**Exercise objective:** Type again, exactly, the lines below from the start through the line that includes "(0,0) rectangle (2046,695);".

**Dataset extract:**
▼
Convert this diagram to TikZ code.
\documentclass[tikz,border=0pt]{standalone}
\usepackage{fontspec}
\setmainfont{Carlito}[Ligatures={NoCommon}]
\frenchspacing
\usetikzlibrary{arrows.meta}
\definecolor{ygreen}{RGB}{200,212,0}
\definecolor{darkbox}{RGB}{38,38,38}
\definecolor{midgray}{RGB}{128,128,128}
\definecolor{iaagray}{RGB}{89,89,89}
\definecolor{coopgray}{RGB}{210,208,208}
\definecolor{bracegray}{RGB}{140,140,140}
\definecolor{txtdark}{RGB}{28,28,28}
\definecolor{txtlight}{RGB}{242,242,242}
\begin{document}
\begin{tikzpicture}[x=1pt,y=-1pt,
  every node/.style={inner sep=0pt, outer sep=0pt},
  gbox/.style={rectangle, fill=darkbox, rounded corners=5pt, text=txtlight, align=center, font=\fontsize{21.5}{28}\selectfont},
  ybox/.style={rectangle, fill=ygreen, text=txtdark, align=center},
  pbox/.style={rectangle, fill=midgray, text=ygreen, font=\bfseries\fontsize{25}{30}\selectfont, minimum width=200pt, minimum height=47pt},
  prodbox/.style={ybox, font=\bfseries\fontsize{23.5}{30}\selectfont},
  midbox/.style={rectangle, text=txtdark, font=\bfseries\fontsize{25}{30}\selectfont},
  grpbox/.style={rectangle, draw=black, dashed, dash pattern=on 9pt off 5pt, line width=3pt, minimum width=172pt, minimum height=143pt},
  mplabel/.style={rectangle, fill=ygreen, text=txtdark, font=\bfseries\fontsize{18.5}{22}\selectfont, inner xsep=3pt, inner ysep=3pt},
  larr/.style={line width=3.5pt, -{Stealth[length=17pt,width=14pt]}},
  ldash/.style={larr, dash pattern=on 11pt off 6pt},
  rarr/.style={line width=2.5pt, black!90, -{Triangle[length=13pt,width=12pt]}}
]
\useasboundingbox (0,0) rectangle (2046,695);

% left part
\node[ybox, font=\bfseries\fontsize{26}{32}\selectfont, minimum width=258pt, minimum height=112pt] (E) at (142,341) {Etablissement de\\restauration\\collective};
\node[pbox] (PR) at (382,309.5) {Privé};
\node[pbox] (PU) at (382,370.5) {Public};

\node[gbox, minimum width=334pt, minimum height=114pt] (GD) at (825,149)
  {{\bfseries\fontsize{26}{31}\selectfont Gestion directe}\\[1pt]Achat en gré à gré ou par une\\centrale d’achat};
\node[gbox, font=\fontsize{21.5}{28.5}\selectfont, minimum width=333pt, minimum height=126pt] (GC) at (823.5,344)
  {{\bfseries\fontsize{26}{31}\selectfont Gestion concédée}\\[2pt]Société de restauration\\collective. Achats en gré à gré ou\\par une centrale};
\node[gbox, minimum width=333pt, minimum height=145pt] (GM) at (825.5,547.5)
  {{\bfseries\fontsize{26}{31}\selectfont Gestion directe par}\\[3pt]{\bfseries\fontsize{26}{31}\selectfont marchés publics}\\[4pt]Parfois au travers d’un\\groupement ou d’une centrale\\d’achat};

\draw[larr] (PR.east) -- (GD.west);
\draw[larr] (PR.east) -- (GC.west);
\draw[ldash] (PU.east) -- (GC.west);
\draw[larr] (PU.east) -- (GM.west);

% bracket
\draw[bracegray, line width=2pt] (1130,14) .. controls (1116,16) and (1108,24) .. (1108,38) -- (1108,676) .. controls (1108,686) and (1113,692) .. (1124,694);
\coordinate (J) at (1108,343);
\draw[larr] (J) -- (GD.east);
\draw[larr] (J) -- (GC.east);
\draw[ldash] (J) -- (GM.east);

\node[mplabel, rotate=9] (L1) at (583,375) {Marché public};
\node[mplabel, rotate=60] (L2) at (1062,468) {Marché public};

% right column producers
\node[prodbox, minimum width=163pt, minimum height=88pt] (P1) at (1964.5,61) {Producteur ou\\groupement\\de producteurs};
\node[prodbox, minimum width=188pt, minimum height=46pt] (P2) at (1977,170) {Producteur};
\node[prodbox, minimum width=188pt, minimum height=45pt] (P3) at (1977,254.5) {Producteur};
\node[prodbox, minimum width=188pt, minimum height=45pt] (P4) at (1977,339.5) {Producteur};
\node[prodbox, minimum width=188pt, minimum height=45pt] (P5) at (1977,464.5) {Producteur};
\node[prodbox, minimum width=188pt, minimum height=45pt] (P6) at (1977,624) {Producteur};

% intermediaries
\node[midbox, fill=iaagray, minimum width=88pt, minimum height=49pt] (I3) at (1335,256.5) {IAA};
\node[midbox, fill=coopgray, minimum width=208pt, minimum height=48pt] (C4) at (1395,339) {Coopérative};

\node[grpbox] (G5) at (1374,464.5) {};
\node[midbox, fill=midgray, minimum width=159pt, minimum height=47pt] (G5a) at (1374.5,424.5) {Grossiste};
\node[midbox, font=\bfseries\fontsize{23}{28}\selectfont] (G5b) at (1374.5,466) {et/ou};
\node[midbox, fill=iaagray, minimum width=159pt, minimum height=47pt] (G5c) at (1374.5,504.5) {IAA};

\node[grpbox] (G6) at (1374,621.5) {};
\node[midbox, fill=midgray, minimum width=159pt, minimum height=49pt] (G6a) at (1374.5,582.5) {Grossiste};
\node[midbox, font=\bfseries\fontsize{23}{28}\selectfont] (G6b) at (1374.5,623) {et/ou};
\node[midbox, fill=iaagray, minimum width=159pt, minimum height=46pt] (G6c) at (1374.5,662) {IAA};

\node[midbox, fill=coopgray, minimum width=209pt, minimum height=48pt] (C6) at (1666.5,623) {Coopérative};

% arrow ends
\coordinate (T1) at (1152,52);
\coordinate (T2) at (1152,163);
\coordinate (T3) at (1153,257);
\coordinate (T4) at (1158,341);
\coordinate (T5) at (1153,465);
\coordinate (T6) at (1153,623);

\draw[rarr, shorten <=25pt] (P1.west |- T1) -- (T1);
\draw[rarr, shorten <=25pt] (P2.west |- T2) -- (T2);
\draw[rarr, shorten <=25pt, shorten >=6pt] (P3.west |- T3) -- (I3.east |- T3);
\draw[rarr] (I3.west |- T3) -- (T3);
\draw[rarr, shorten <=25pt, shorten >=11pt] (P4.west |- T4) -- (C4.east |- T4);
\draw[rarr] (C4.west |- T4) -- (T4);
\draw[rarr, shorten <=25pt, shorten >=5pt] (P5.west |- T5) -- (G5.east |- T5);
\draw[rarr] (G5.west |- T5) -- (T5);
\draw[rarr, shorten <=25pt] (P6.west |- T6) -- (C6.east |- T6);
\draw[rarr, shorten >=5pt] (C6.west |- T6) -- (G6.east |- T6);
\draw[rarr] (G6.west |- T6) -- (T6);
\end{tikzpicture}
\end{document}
▲
**Task response:**
Convert this diagram to TikZ code.
\documentclass[tikz,border=0pt]{standalone}
\usepackage{fontspec}
\setmainfont{Carlito}[Ligatures={NoCommon}]
\frenchspacing
\usetikzlibrary{arrows.meta}
\definecolor{ygreen}{RGB}{200,212,0}
\definecolor{darkbox}{RGB}{38,38,38}
\definecolor{midgray}{RGB}{128,128,128}
\definecolor{iaagray}{RGB}{89,89,89}
\definecolor{coopgray}{RGB}{210,208,208}
\definecolor{bracegray}{RGB}{140,140,140}
\definecolor{txtdark}{RGB}{28,28,28}
\definecolor{txtlight}{RGB}{242,242,242}
\begin{document}
\begin{tikzpicture}[x=1pt,y=-1pt,
  every node/.style={inner sep=0pt, outer sep=0pt},
  gbox/.style={rectangle, fill=darkbox, rounded corners=5pt, text=txtlight, align=center, font=\fontsize{21.5}{28}\selectfont},
  ybox/.style={rectangle, fill=ygreen, text=txtdark, align=center},
  pbox/.style={rectangle, fill=midgray, text=ygreen, font=\bfseries\fontsize{25}{30}\selectfont, minimum width=200pt, minimum height=47pt},
  prodbox/.style={ybox, font=\bfseries\fontsize{23.5}{30}\selectfont},
  midbox/.style={rectangle, text=txtdark, font=\bfseries\fontsize{25}{30}\selectfont},
  grpbox/.style={rectangle, draw=black, dashed, dash pattern=on 9pt off 5pt, line width=3pt, minimum width=172pt, minimum height=143pt},
  mplabel/.style={rectangle, fill=ygreen, text=txtdark, font=\bfseries\fontsize{18.5}{22}\selectfont, inner xsep=3pt, inner ysep=3pt},
  larr/.style={line width=3.5pt, -{Stealth[length=17pt,width=14pt]}},
  ldash/.style={larr, dash pattern=on 11pt off 6pt},
  rarr/.style={line width=2.5pt, black!90, -{Triangle[length=13pt,width=12pt]}}
]
\useasboundingbox (0,0) rectangle (2046,695);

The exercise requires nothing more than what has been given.